The Bigger Picture: Resale Value and Long-Term ROI
Energy efficiency isn’t the only financial argument for replacing siding that’s past its prime. According to Remodeling Magazine’s annual Cost vs. Value report, siding replacement consistently ranks among the top home improvement projects for return on investment. Buyers notice curb appeal, and they notice new siding.
When you factor in the combination of lower monthly energy costs, reduced maintenance expenses, improved home value, and the practical benefit of not dealing with failing or damaged exterior cladding, the case for replacing aging siding gets stronger.

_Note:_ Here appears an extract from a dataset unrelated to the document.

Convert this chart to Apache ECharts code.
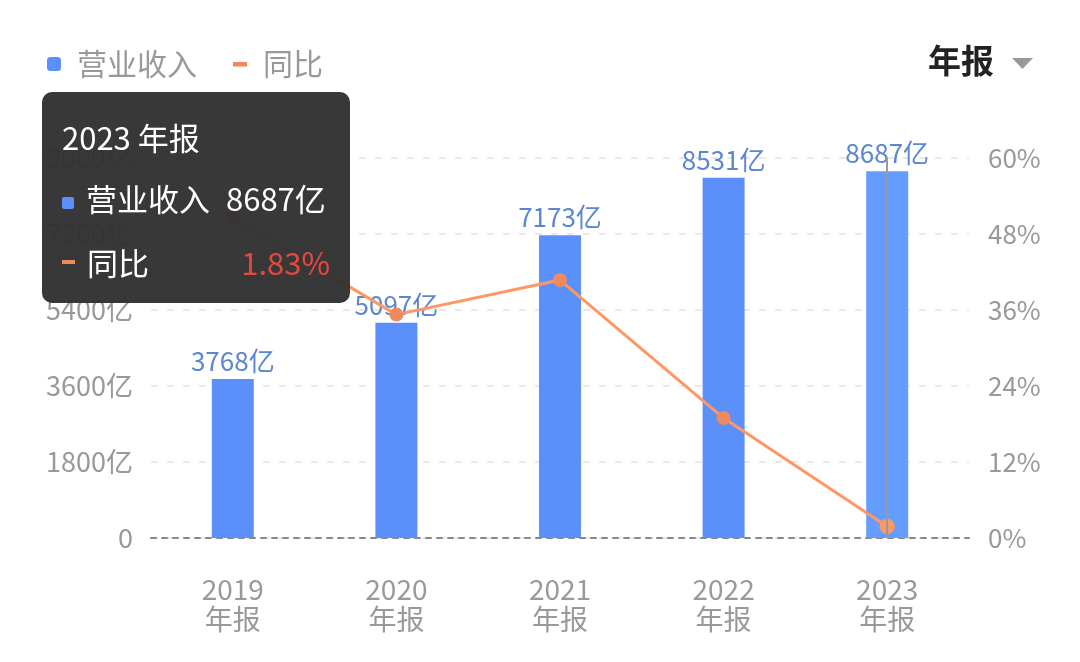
<!DOCTYPE html>
<html>
<head>
<meta charset="utf-8">
<script src="https://cdn.jsdelivr.net/npm/echarts@6/dist/echarts.min.js"></script>
<style>
  html,body{margin:0;padding:0;background:#fff;}
  #main{width:1080px;height:662px;}
</style>
</head>
<body>
<div id="main"></div>
<script>
// 数据
var years = ['2019', '2020', '2021', '2022', '2023'];
var revenue = [3768, 5097, 7173, 8531, 8687];      // 营业收入（亿）
var yoy = [50.58, 35.27, 40.73, 18.93, 1.83];       // 同比（%）
var leftTicks = [0, 1800, 3600, 5400, 7200, 9000];
var rightTicks = [0, 12, 24, 36, 48, 60];

var FONT = '"Noto Sans CJK SC", "Noto Sans", sans-serif';
var BLUE = '#5B8FF9';
var ORANGE = '#EE8A5B';

var myChart = echarts.init(document.getElementById('main'));
var option = {
    animation: false,
    textStyle: {fontFamily: FONT},
    legend: {
        left: 42,
        top: 44,
        itemWidth: 14,
        itemHeight: 14,
        itemGap: 36,
        textStyle: {fontSize: 30, color: '#999', fontFamily: FONT, padding: [0, 0, 0, 11]},
        data: [
            {name: '营业收入', icon: 'roundRect'},
            {name: '同比', icon: 'path://M0,0 L14,0 L14,0.01 Z M0,5 L14,5 L14,9.5 L0,9.5 Z M0,14 L0.01,14 L0,14.01 Z'}
        ]
    },
    tooltip: {
        trigger: 'axis',
        triggerOn: 'none',
        alwaysShowContent: true,
        position: [42, 92],
        backgroundColor: 'rgba(50,50,50,0.97)',
        borderWidth: 0,
        padding: [16, 20, 9, 20],
        extraCssText: 'border-radius:10px;box-shadow:none;width:268px;',
        axisPointer: {
            type: 'line',
            lineStyle: {color: '#999', width: 2, type: 'solid'}
        },
        formatter: function (params) {
            var i = params[0].dataIndex;
            var s = '<div style="font-family:' + FONT.replace(/"/g, "'") + ';color:#fff;font-size:31px;">';
            s += '<div style="line-height:58px;">' + years[i] + ' 年报</div>';
            s += '<div style="line-height:64px;white-space:nowrap;"><span style="display:inline-block;width:12px;height:12px;border-radius:2px;background:' + BLUE + ';margin-right:12px;vertical-align:middle;"></span>营业收入<span style="margin-left:16px;">' + revenue[i] + '亿</span></div>';
            s += '<div style="line-height:64px;white-space:nowrap;display:flex;align-items:center;"><span style="display:inline-block;width:13px;height:4px;background:' + ORANGE + ';margin-right:12px;"></span>同比<span style="margin-left:auto;color:#E5483F;">' + yoy[i].toFixed(2) + '%</span></div>';
            s += '</div>';
            return s;
        }
    },
    grid: {left: 151, right: 111, top: 158, bottom: 124},
    xAxis: {
        type: 'category',
        data: years,
        axisLine: {show: true, lineStyle: {color: '#888', type: [5, 6], width: 2}},
        axisTick: {show: false},
        axisLabel: {
            margin: 36,
            fontSize: 28,
            lineHeight: 30,
            color: '#999',
            formatter: function (v) { return v + '\n年报'; }
        }
    },
    yAxis: [
        {
            type: 'value',
            min: leftTicks[0],
            max: leftTicks[leftTicks.length - 1],
            interval: leftTicks[1] - leftTicks[0],
            axisLine: {show: false},
            axisTick: {show: false},
            splitLine: {lineStyle: {color: '#e8e8e8', type: [7, 9], width: 2}},
            axisLabel: {
                margin: 18,
                fontSize: 27,
                color: '#999',
                formatter: function (v) { return v === 0 ? '0' : v + '亿'; }
            }
        },
        {
            type: 'value',
            min: rightTicks[0],
            max: rightTicks[rightTicks.length - 1],
            interval: rightTicks[1] - rightTicks[0],
            axisLine: {show: false},
            axisTick: {show: false},
            splitLine: {show: false},
            axisLabel: {
                margin: 19,
                fontSize: 26,
                color: '#999',
                formatter: '{value}%'
            }
        }
    ],
    series: [
        {
            name: '营业收入',
            type: 'bar',
            data: revenue,
            barWidth: 42,
            itemStyle: {color: BLUE},
            label: {
                show: true,
                position: 'top',
                distance: 5,
                fontSize: 26,
                color: '#5B86D2',
                formatter: '{c}亿'
            }
        },
        {
            name: '同比',
            type: 'line',
            yAxisIndex: 1,
            data: yoy,
            symbol: 'circle',
            symbolSize: 14,
            lineStyle: {color: ORANGE, width: 3},
            itemStyle: {color: ORANGE}
        }
    ],
    graphic: [
        {
            type: 'text',
            left: 928,
            top: 44,
            style: {text: '年报', fill: '#222', font: 'bold 33px ' + FONT}
        },
        {
            type: 'polygon',
            shape: {points: [[1012, 58], [1033, 58], [1022.5, 69]]},
            style: {fill: '#999'}
        }
    ]
};
myChart.setOption(option);
myChart.dispatchAction({type: 'showTip', seriesIndex: 0, dataIndex: 4});
</script>
</body>
</html>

How to Know If Your Siding Is Affecting Your Energy Bills
A few signs worth paying attention to:
- Drafts near exterior walls, especially in rooms that always seem colder than the rest of the house
- Noticeably higher heating or cooling bills compared to neighbors with similar homes
- Visible warping, cracking, gaps, or bubbling in your current siding
- Moisture or mold problems inside walls
- Siding that is more than 20 to 25 years old and has never been replaced
If any of these apply, a professional inspection of your exterior is a smart next step. A qualified contractor can assess not just the visible condition of the siding but also what may be happening underneath.
A Practical Takeaway
Your siding does more than make your home look good. It’s a working part of your building’s energy system, and when it fails, your comfort and your wallet both feel it. Replacing deteriorated siding with a modern, well-installed product, especially when paired with proper air sealing and insulation upgrades underneath, is one of the more practical investments a homeowner can make.
It won’t happen overnight, but the combination of lower bills, better comfort, and improved home value tends to make it one of those projects that homeowners are glad they didn’t put off any longer.